By all means, if you are already living “good enough” by these standards, reach higher. But how many of us can honestly say: I am regularly fulfilling even the basic responsibilities due to my spouse, my children, my friends, my community? I, for one, still need plenty of practice in these ordinary yet important routines.
We can be so caught up in work, or else numbing ourselves on social media and the internet, dreaming of another life, that we miss the obvious “work” in front of us of living into our relationships with purpose and presence and charity.
Practicing Hope, Practicing Fidelity
Now, in the midst of this all, I am not saying life is about gritting your teeth, clenching your fist, and just powering through the dreariness of it all. We need adequate shelter, nutrition, sleep, and physical exercise. We need rest, relaxation, play, and recreation. It is helpful to have some time pursuing hobbies that have no ends beyond themselves. We need time in mediation and prayer and worship to connect with a purpose and plan greater than ourselves. Yes, absolutely!
But even with all that, the demon of insignificance can still creep up on us and whisper in your ear: “What you are doing does not matter. Your work and your life do not matter. It is unseen and of no value. You need to be famous, to be great, to be powerful, to be wealthy. Only then will you be enough. Only then will you be ‘seen’ by others. Only then will you be happy.” But that really is a lie.
To live a decent life—of fidelity to your responsibilities and relationships—is the most difficult task that this life offers.

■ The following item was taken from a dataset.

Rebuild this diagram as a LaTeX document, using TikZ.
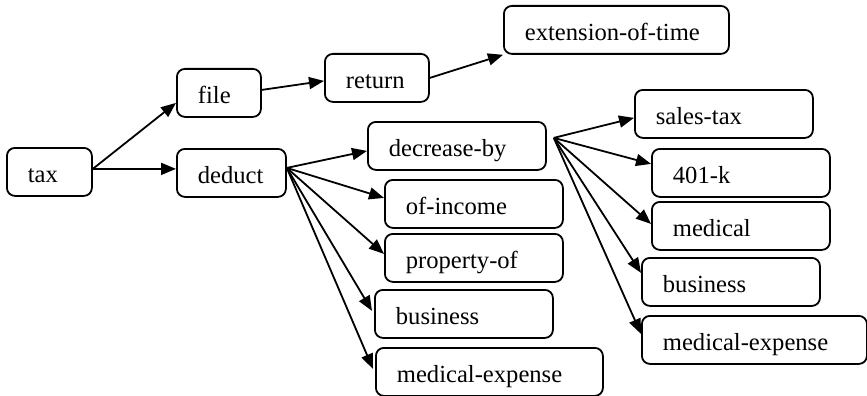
\documentclass[tikz,border=0pt]{standalone}
\usepackage{fontspec}
\setmainfont{Liberation Serif}
\usepackage{tikz}
\usetikzlibrary{positioning}
\usetikzlibrary{arrows.meta}

\tikzset{
  term/.style={draw, line width=1.8pt, rounded corners=8pt, rectangle, anchor=north west,
    inner xsep=21pt, inner ysep=0pt, minimum height=48pt, text width=#1, align=left,
    text height=22.5pt, text depth=1.5pt, font=\fontsize{24.6}{28}\selectfont},
  term/.default=136pt,
  link/.style={line width=1.8pt, -{Triangle[length=15pt, width=12pt]}}
}

\begin{document}
\begin{tikzpicture}[x=1pt, y=-1pt]

  % page frame
  \useasboundingbox (0, 0) rectangle (867, 396);

  % root and upper branch
  \node at (6, 147) (tax) [term=43pt] {tax};
  \node at (176, 68) (file) [term=42pt] {file};
  \node at (176, 148) (deduct) [term=67pt] {deduct};
  \node at (324, 53) (return) [term=62pt] {return};
  \node at (503, 5) (extension) [term=183pt] {extension-of-time};

  % children of deduct
  \node at (367, 121) (decrease) [term] {decrease-by};
  \node at (384, 179) (income) [term] {of-income};
  \node at (384, 233) (property) [term] {property-of};
  \node at (374, 289) (businessA) [term] {business};
  \node at (375, 347) (medexpA) [term=185pt] {medical-expense};

  % children of decrease-by
  \node at (634, 89) (salestax) [term] {sales-tax};
  \node at (651, 148) (fourk) [term] {401-k};
  \node at (651, 201) (medical) [term] {medical};
  \node at (641, 257) (businessB) [term] {business};
  \node at (641, 315) (medexpB) [term=183pt] {medical-expense};

  % common coordinates
  \coordinate (D) at ([yshift=5pt] deduct.east);
  \coordinate (E) at ([xshift=7pt, yshift=8pt] decrease.east);

  % upper links
  \draw [link] ([yshift=3pt] tax.east) -- ([yshift=-10pt] file.west);
  \draw [link] ([yshift=3pt] tax.east) -- ([yshift=4pt] deduct.west);
  \draw [link] ([yshift=3pt] file.east) -- ([yshift=-3pt] return.west);
  \draw [link] (return.east) -- (extension.south west);

  % deduct fan
  \draw [link] (D) -- ([yshift=-5pt] decrease.west);
  \draw [link] (D) -- ([yshift=6pt] income.west);
  \draw [link] (D) -- ([yshift=4pt] property.west);
  \draw [link] (D) -- ([xshift=-2pt, yshift=3pt] businessA.west);
  \draw [link] (D) -- ([xshift=-2pt, yshift=3pt] medexpA.west);

  % decrease-by fan
  \draw [link] (E) -- ([yshift=-4pt] salestax.west);
  \draw [link] (E) -- ([yshift=9pt] fourk.west);
  \draw [link] (E) -- ([yshift=2pt] medical.west);
  \draw [link] (E) -- ([yshift=9pt] businessB.west);
  \draw [link] (E) -- ([yshift=6pt] medexpB.west);

\end{tikzpicture}
\end{document}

To do that well, even in relative obscurity, is not a failure. It is a task that few people actually live up to well. And while the fruits of such a life may not be wealth and fame, they are far more enduring.
One does not need to be on the front page of the paper to live a worthy life. One does not need to have a second vacation home in the Bahamas to have a worthy life. One does not need a chiseled body to live a worthy life. We just need to be faithful in the small commitments to ourselves and others, day in, day out.